Cet ouvrage est une véritable curiosité. Par
sa taille, déjà:1760 pages grand format, de quoi
décourager les meilleures volontés de lecture!
Par son contenu, ensuite. Le dos du volume affiche: La Tour de
Nesle, Gaillardet et Dumas.
Or, l'ouvrage portant ce nom et signé de ces deux auteurs
n'est rien d'autre qu'une pièce de théâtre
d'une centaine de pages... La page de garde de ce monstrueux
volume est légèrement plus explicite, portant la
mention: La Tour de Nesle, grand roman historique tiré
du célèbre drame de Frédéric Gaillardet
et Alexandre Dumas.
Il faut en fait attendre la page 1759 pour que le mot de l'énigme
soit révélé, sous forme d'une postface intitulée:
"A Messieurs Jules Rouff et Cie, Editeurs". Un texte
suffisamment curieux pour mériter d'être reproduit
in extenso, puisqu'il s'agit d'un véritable manifeste
du plagiat...
Chers Messieurs,
Quand, munis de tous les droits qui vous assuraient l'exclusive
autorisation indispensable, vous avez voulu donner au public,
en livraisons illustrées, La Tour de Nesle, vous
avez estimé que - après le succès de la
récente publication de mon roman Marguerite de Bourgogne,
pour lequel j'avais amassé tant de documents sur l'admirable
fin du XIIIème siècle... connaissant l'époque
aussi complètement qu'il était nécessaire
pour la reconstituer autant que possible dans une oeuvre d'imagination
- j'étais tout indiqué pour écrire le roman
qui devait être tiré du célèbre drame
de Frédéric Gaillardet et Alexandre Dumas.

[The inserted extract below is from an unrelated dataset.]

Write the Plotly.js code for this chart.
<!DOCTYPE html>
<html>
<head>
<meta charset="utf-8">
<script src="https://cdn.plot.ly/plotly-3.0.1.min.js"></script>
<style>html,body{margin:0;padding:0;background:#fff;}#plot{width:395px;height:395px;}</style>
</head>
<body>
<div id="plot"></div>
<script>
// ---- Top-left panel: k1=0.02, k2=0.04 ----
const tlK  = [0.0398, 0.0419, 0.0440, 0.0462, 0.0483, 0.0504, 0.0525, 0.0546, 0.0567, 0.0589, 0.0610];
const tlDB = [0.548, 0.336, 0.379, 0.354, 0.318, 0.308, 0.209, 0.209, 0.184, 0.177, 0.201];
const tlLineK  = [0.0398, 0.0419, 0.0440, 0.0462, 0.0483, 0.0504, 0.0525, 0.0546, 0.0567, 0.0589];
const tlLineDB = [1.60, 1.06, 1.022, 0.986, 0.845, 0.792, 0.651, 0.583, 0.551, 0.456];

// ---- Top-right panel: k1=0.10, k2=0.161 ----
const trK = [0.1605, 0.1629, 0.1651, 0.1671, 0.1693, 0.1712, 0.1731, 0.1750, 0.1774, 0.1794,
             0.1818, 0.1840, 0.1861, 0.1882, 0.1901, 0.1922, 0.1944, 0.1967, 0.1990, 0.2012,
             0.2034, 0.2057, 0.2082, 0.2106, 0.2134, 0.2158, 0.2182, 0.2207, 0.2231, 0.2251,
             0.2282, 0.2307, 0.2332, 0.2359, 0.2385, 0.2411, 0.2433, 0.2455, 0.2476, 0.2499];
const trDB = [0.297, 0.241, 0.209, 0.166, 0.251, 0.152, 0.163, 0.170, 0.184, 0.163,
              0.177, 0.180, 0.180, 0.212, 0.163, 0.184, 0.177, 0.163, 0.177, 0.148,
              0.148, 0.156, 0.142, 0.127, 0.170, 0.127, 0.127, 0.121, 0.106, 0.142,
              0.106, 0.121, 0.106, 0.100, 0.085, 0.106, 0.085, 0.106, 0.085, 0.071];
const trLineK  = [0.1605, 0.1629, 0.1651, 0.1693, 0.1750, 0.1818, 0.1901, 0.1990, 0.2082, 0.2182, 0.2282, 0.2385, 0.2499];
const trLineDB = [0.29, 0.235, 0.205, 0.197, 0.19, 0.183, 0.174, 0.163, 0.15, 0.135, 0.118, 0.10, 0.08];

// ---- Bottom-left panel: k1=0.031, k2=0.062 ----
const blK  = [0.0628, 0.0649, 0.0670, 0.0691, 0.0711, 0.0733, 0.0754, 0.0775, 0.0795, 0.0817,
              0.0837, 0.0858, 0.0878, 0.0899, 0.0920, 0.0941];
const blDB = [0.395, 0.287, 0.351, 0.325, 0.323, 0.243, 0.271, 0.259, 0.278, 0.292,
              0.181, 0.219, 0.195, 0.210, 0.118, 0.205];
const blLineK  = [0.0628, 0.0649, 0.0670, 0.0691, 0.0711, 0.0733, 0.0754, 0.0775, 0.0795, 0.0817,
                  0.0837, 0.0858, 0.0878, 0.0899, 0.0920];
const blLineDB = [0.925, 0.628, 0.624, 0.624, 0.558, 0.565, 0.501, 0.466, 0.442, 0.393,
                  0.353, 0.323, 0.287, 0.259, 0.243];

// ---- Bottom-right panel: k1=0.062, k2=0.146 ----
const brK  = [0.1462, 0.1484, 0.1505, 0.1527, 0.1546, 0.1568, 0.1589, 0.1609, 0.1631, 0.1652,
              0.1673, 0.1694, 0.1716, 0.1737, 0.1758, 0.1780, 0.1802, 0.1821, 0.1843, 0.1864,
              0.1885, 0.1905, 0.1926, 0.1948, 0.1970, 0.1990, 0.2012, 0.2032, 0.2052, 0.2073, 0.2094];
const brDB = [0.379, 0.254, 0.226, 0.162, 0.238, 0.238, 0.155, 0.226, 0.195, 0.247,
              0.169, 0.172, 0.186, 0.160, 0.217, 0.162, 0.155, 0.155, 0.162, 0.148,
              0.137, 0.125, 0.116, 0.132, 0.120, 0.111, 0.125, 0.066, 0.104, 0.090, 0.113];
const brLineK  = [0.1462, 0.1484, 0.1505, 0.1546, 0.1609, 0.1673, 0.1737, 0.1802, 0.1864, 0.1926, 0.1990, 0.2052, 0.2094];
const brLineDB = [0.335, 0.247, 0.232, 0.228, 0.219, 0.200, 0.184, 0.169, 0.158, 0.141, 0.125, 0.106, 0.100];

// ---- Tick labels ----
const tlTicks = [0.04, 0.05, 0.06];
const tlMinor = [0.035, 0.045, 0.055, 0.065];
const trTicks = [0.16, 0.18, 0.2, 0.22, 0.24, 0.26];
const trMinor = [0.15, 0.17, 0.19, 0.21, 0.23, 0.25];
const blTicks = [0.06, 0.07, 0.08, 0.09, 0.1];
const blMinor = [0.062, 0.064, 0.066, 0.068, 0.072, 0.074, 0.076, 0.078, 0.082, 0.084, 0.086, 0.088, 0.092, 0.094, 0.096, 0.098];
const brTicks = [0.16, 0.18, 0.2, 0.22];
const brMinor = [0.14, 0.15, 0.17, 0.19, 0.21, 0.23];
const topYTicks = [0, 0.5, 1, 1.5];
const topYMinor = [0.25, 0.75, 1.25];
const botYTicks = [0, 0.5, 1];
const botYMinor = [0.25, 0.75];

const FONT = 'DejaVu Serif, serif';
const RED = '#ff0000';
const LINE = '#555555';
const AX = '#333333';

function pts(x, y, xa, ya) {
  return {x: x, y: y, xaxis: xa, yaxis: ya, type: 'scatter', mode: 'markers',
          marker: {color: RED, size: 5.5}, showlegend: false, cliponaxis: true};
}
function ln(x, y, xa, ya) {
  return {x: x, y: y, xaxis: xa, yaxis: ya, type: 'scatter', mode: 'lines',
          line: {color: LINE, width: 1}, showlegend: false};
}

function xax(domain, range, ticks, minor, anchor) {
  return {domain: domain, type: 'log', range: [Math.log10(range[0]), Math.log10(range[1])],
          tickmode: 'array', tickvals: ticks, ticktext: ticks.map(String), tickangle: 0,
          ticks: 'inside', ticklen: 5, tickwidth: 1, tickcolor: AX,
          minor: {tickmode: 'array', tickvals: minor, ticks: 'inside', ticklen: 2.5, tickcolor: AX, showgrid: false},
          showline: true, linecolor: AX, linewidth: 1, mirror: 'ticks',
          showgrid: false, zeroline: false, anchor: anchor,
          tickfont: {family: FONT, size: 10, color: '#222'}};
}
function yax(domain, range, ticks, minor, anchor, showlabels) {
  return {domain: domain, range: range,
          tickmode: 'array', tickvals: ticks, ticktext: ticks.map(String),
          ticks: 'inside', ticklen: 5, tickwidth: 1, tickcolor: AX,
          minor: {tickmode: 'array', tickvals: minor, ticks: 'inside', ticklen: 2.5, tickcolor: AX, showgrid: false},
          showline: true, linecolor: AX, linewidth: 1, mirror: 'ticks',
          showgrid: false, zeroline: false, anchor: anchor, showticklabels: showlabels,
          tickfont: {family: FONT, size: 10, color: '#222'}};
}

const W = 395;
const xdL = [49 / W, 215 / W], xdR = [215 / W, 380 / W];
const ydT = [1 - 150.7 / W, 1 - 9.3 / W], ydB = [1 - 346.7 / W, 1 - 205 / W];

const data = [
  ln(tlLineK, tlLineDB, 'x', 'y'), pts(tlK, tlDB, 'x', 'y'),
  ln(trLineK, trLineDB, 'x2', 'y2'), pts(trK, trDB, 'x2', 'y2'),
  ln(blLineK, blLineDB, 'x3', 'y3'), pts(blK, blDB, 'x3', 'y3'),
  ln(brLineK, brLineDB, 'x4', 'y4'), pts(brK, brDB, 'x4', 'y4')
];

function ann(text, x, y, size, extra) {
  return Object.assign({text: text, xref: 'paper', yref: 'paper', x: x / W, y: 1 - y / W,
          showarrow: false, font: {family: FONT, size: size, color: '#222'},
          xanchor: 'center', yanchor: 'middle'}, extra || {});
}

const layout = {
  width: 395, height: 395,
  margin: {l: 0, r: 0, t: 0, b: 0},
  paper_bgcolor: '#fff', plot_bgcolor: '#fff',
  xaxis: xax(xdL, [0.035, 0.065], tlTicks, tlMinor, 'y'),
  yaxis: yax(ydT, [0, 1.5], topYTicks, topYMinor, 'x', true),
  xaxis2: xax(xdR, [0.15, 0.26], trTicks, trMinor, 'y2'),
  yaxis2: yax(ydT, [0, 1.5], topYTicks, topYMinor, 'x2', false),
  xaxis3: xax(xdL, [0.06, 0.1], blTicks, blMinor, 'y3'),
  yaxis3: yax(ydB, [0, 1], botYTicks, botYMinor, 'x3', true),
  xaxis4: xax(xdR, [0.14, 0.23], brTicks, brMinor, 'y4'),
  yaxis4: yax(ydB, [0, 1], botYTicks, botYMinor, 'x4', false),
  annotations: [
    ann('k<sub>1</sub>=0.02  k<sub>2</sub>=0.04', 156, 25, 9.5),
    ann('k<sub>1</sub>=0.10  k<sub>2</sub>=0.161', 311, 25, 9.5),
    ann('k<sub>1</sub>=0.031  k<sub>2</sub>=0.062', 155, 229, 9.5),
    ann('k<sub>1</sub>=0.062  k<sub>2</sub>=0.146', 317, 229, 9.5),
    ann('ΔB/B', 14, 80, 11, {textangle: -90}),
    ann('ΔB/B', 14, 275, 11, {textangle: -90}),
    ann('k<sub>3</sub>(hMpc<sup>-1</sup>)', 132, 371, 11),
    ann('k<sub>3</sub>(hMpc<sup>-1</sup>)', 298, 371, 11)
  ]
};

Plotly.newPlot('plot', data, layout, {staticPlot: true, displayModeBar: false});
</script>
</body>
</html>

J'ai accepté les propositions que vous m'avez adressées,
dans ce sens, tout heureux que j'étais de contribuer à
répandre, et à faire apprécier, sous une
forme nouvelle, ce chef d'oeuvre de la scène française.
Toutefois, me disant que tous les personnages que j'allais faire
évoluer, et toutes les scènes dans lesquelles ils
évolueraient, appartenaient à Frédéric
Gaillardet et Alexandre Dumas... me disant, de plus, tout d'abord,
que La Tour de Nesle, sous sa forme de roman, ne constituerait
qu'une adaptation du drame, j'ai pensé qu'il convenait
que l'oeuvre, tant et si justement réputée, ne
portât que les noms, seuls, de ses auteurs.

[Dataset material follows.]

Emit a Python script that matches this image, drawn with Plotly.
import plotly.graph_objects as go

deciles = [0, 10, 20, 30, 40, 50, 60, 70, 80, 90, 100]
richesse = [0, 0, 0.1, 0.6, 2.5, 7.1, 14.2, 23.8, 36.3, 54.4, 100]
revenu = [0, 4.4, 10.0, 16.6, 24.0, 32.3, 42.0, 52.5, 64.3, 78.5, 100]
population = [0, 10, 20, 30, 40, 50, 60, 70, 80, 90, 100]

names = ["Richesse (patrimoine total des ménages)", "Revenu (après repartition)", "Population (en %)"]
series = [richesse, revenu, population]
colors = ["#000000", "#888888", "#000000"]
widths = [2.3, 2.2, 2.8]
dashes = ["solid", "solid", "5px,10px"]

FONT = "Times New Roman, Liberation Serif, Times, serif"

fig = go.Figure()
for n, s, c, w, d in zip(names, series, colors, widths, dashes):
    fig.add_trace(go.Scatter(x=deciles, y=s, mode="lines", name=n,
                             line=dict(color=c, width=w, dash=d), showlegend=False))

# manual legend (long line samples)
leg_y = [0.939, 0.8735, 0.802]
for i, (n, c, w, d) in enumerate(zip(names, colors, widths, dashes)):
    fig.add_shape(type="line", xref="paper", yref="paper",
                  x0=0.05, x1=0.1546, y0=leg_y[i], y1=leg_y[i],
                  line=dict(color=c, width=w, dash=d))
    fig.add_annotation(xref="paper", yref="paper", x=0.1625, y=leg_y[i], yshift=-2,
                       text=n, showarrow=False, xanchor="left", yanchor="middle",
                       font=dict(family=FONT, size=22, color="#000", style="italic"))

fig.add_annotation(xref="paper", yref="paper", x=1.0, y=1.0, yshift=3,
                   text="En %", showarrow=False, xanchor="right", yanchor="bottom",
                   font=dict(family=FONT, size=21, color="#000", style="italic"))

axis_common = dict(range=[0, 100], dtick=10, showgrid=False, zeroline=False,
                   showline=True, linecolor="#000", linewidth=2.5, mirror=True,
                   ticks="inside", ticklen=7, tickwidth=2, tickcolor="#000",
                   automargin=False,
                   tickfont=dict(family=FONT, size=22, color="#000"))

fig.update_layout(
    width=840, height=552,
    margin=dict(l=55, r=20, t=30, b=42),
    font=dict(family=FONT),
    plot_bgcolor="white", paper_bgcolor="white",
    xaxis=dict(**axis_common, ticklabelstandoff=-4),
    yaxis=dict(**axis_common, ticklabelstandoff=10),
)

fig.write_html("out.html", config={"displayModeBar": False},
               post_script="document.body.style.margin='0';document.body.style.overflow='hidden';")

De son vivant, le grand et immortel conteur Dumas eut vingt collaborateurs
anonymes - ne se flattait-il pas d'avoir des collaborateurs comme
Napoléon avait des généraux? - parmi lesquels,
et pour ne citer que les plus connus, on peut nommer: Paul Meurice,
Auguste Maquet, Théophile Gautier, Gérard de Nerval,
Paul Lacroix, G. de Cherville, Paul Bocage, Hippolyte Auger,
etc... etc... Rien de plus honorable, pour moi, que de pouvoir
me dire, aussi, le collaborateur, anonyme, de cet homme, qui
fut, selon l'expression bien connue: "une force de la nature".

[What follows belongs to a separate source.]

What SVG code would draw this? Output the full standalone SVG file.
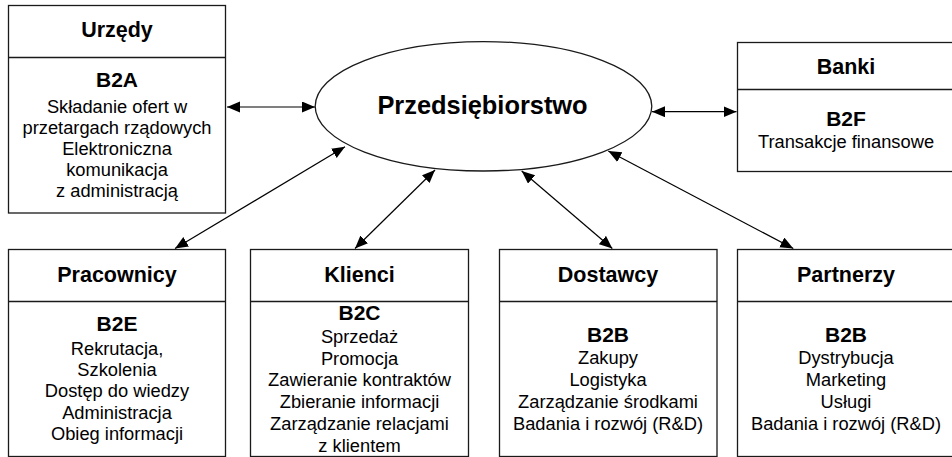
<svg xmlns="http://www.w3.org/2000/svg" width="952" height="457" viewBox="0 0 952 457">
<style>
.box{fill:#fff;stroke:#1a1a1a;stroke-width:1.3}
.div{stroke:#1a1a1a;stroke-width:1.3}
text{font-family:"Liberation Sans",Arial,sans-serif;fill:#000;text-anchor:middle}
.t{font-size:21.5px;font-weight:bold}
.h{font-size:21px;font-weight:bold}
.b{font-size:18.3px}
.c{font-size:25.4px;font-weight:bold}
.conn{stroke:#000;stroke-width:1.2;fill:none;marker-start:url(#ah);marker-end:url(#ah)}
</style>
<defs>
<marker id="ah" markerUnits="userSpaceOnUse" markerWidth="14" markerHeight="12" refX="13" refY="5.5" orient="auto-start-reverse">
<path d="M0,0 L13,5.5 L0,11 z" fill="#000"/>
</marker>
</defs>
<rect width="952" height="457" fill="#fff"/>
<g id="connectors">
<line class="conn" x1="227" y1="107" x2="315" y2="107"/>
<line class="conn" x1="652" y1="111.7" x2="736.5" y2="111.7"/>
<line class="conn" x1="345" y1="146.7" x2="175" y2="248.5"/>
<line class="conn" x1="435" y1="170" x2="355" y2="248.5"/>
<line class="conn" x1="521.7" y1="171" x2="612.3" y2="248.5"/>
<line class="conn" x1="608.3" y1="151" x2="793.3" y2="248.5"/>
</g>
<g id="przedsiebiorstwo">
<ellipse cx="483.5" cy="106.3" rx="168.3" ry="64.7" fill="#fff" stroke="#1a1a1a" stroke-width="1.3"/>
<text class="c" x="482.5" y="114">Przedsiębiorstwo</text>
</g>
<g id="urzedy">
<rect class="box" x="8.5" y="5.5" width="217" height="207.5"/>
<line class="div" x1="8.5" y1="57.5" x2="225.5" y2="57.5"/>
<text class="t" x="117" y="37">Urzędy</text>
<text class="h" x="117" y="87.3">B2A</text>
<text class="b" x="117" y="112.5">Składanie ofert w</text>
<text class="b" x="117" y="133.5">przetargach rządowych</text>
<text class="b" x="117" y="154.5">Elektroniczna</text>
<text class="b" x="117" y="175.5">komunikacja</text>
<text class="b" x="117" y="196.5">z administracją</text>
</g>
<g id="banki">
<rect class="box" x="737.5" y="42.5" width="217" height="129"/>
<line class="div" x1="737.5" y1="89.5" x2="954.5" y2="89.5"/>
<text class="t" x="846" y="74.3">Banki</text>
<text class="h" x="846" y="125.7">B2F</text>
<text class="b" x="846" y="148.3">Transakcje finansowe</text>
</g>
<g id="pracownicy">
<rect class="box" x="8.5" y="249.5" width="217" height="207"/>
<line class="div" x1="8.5" y1="301.5" x2="225.5" y2="301.5"/>
<text class="t" x="117" y="281.7">Pracownicy</text>
<text class="h" x="117" y="330.7">B2E</text>
<text class="b" x="117" y="354.5">Rekrutacja,</text>
<text class="b" x="117" y="375.5">Szkolenia</text>
<text class="b" x="117" y="397">Dostęp do wiedzy</text>
<text class="b" x="117" y="418.5">Administracja</text>
<text class="b" x="117" y="440">Obieg informacji</text>
</g>
<g id="klienci">
<rect class="box" x="250.5" y="249.5" width="218" height="207"/>
<line class="div" x1="250.5" y1="301.5" x2="468.5" y2="301.5"/>
<text class="t" x="359.5" y="281.7">Klienci</text>
<text class="h" x="359.5" y="320">B2C</text>
<text class="b" x="359.5" y="342.7">Sprzedaż</text>
<text class="b" x="359.5" y="364.5">Promocja</text>
<text class="b" x="359.5" y="386.3">Zawieranie kontraktów</text>
<text class="b" x="359.5" y="408.2">Zbieranie informacji</text>
<text class="b" x="359.5" y="430">Zarządzanie relacjami</text>
<text class="b" x="359.5" y="452">z klientem</text>
</g>
<g id="dostawcy">
<rect class="box" x="499.5" y="249.5" width="217.5" height="207"/>
<line class="div" x1="499.5" y1="301.5" x2="717" y2="301.5"/>
<text class="t" x="608" y="281.7">Dostawcy</text>
<text class="h" x="608" y="341.7">B2B</text>
<text class="b" x="608" y="363.5">Zakupy</text>
<text class="b" x="608" y="385.7">Logistyka</text>
<text class="b" x="608" y="407.8">Zarządzanie środkami</text>
<text class="b" x="608" y="430">Badania i rozwój (R&amp;D)</text>
</g>
<g id="partnerzy">
<rect class="box" x="737.5" y="249.5" width="217" height="207"/>
<line class="div" x1="737.5" y1="301.5" x2="954.5" y2="301.5"/>
<text class="t" x="846" y="281.7">Partnerzy</text>
<text class="h" x="846" y="341.7">B2B</text>
<text class="b" x="846" y="363.5">Dystrybucja</text>
<text class="b" x="846" y="385.7">Marketing</text>
<text class="b" x="846" y="407.8">Usługi</text>
<text class="b" x="846" y="430">Badania i rozwój (R&amp;D)</text>
</g>
</svg>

Il m'a fallu plus de deux années pour écrire le
roman que l'on vient de lire.
Puis-je déclarer, à présent, que, ces deux
années, je les ai vécues en me répétant,
de plus en plus, chaque jour, que, contrairement à mes
prévisions premières, je faisais mieux qu'une oeuvre
d'adaptateur?
Ainsi que je me l'étais proposé, j'ai suivi, il
est vrai, très scrupuleusement - comme il convient quand
on touche à une oeuvre si connue et si puissamment composée
- les scènes du célèbre drame; mais j'ai
dû lui donner, sous la forme du roman, des développements
considérables qui m'appartiennent absolument: on s'en
rendra compte, exactement, en lisant le drame, et le roman, séparément.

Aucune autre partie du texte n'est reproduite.